Atrás da casa onde vivi minha infância, uma grande área, entre as Ruas Fernando Abot e 13 de Maio, pertencia a Família Carvalho. Era um terreno cercado e tínhamos respeito para com os proprietários nada fazendo para prejudicar aquela área, mesmo considerada baldia.
Vez por outra fazíamos alguma incursão por entre árvores e arbustos que cresciam desordenados.
Dito terreno era repositório de coisas que meu mano, o Plinio, considerava indesejáveis. Na época pareciam normais coisas que hoje nos educamos para evitar. Jogávamos pilhas de lanterna em qualquer lugar para ver quem lançava mais distante, cascas de melancia voavam sacada abaixo, laranjas eram as bombas para acertar as galinhas do Seu Pedro que ciscavam por lá e muita malandragem se fazia “sem estragar” o terreno. Certamente nunca pensamos que poderíamos colocar nosso pai na cadeia.
Algumas coisas “caiam” da sacada aparentemente por acaso. Dou destaque para um pé de meia de nylon da LUPO que ficou dependurado num galho da figueira e que só foi notado quando as folhas da árvore caíram. Por muito tempo a Dona Blandina procurou o outro pé daquela meia que já tivera muitos remendos, a ponto de doer os dedinhos do pé. O Plinio detestava aqueles carpins.
E veio um dia: o Seu Pedro foi autorizado pelo Dr. Carvalho a fazer uma capina no terreno para as galinhas ciscarem. Lá encontrou coisas do “arco da velha”; a utilíssima xícara sem alça que a Dona Blandina usava para repositório noturno de sua preciosa dentadura; o pano de enxugar louça com três nós atados para “voar mais longe” e, pasmem, o outro pé de meia de nylon da LUPO, com uma coisa que parecia ser uma cebola dentro (…e era uma cebola).
Foi o Plinio, livrando-se de tudo, que jogou tudo às escondidas.
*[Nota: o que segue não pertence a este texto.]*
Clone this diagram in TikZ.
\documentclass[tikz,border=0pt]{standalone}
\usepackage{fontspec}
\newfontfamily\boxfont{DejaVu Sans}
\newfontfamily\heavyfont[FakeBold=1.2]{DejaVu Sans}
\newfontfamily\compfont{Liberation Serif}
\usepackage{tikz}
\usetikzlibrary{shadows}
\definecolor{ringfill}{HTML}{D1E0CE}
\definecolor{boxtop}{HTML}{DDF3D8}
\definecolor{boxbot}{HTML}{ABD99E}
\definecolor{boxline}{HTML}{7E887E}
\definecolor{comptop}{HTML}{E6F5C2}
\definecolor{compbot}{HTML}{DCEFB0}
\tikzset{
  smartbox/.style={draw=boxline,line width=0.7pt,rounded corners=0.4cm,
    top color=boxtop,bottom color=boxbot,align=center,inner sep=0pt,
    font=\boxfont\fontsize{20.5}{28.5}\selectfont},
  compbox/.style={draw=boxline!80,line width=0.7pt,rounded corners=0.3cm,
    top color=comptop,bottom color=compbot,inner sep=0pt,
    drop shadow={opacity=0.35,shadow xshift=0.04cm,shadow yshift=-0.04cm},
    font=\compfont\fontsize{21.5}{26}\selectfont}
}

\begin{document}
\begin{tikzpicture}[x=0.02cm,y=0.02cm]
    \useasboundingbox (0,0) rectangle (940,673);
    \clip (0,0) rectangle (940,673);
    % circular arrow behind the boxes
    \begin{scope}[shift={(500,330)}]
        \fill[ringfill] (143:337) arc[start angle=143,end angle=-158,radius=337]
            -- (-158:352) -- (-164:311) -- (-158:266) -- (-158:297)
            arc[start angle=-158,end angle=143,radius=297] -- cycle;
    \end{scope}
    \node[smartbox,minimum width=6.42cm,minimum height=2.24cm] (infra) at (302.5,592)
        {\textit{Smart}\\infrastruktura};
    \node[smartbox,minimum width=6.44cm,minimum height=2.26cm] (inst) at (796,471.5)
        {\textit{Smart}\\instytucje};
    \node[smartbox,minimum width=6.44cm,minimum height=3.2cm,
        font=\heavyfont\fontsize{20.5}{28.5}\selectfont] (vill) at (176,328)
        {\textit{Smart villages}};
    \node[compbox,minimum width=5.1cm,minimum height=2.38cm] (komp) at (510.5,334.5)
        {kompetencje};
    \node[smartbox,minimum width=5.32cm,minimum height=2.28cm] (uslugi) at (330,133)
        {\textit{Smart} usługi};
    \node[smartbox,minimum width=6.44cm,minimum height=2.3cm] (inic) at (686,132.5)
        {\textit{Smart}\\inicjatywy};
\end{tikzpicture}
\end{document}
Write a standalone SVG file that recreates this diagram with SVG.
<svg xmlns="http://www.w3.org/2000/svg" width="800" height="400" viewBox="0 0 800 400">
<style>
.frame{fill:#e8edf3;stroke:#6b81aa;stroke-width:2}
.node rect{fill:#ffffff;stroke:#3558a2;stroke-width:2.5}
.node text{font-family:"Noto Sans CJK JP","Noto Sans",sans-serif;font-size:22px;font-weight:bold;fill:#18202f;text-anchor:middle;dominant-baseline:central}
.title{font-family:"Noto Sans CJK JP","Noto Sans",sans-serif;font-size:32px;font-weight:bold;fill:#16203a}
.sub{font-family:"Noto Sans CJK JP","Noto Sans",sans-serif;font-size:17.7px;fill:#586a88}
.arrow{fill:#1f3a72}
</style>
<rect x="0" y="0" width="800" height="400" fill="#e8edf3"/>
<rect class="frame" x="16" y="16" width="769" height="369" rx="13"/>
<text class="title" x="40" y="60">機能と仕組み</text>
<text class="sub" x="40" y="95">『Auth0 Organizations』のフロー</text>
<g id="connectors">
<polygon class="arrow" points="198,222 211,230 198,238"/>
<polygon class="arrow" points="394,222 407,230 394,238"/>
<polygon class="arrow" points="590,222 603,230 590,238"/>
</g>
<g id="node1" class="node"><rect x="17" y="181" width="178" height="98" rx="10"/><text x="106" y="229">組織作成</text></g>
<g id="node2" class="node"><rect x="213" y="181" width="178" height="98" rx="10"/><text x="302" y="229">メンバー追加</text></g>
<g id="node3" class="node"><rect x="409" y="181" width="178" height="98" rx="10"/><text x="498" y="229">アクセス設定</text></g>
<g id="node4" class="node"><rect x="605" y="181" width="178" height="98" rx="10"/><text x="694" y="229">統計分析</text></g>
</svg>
Colocou apenas a cebola num pé da meia e o outro pé caiu logo ali e ficou dando bobeira no galho da árvore.
O crime só não teve maior castigo porque nunca alguém perguntou se um de nós havia jogado tais coisas fora. Diríamos a verdade.
Descoberto o repositório das coisas indesejadas, ficamos um ano sem poder ir ao matiné no Cine Popular. Justo o castigo.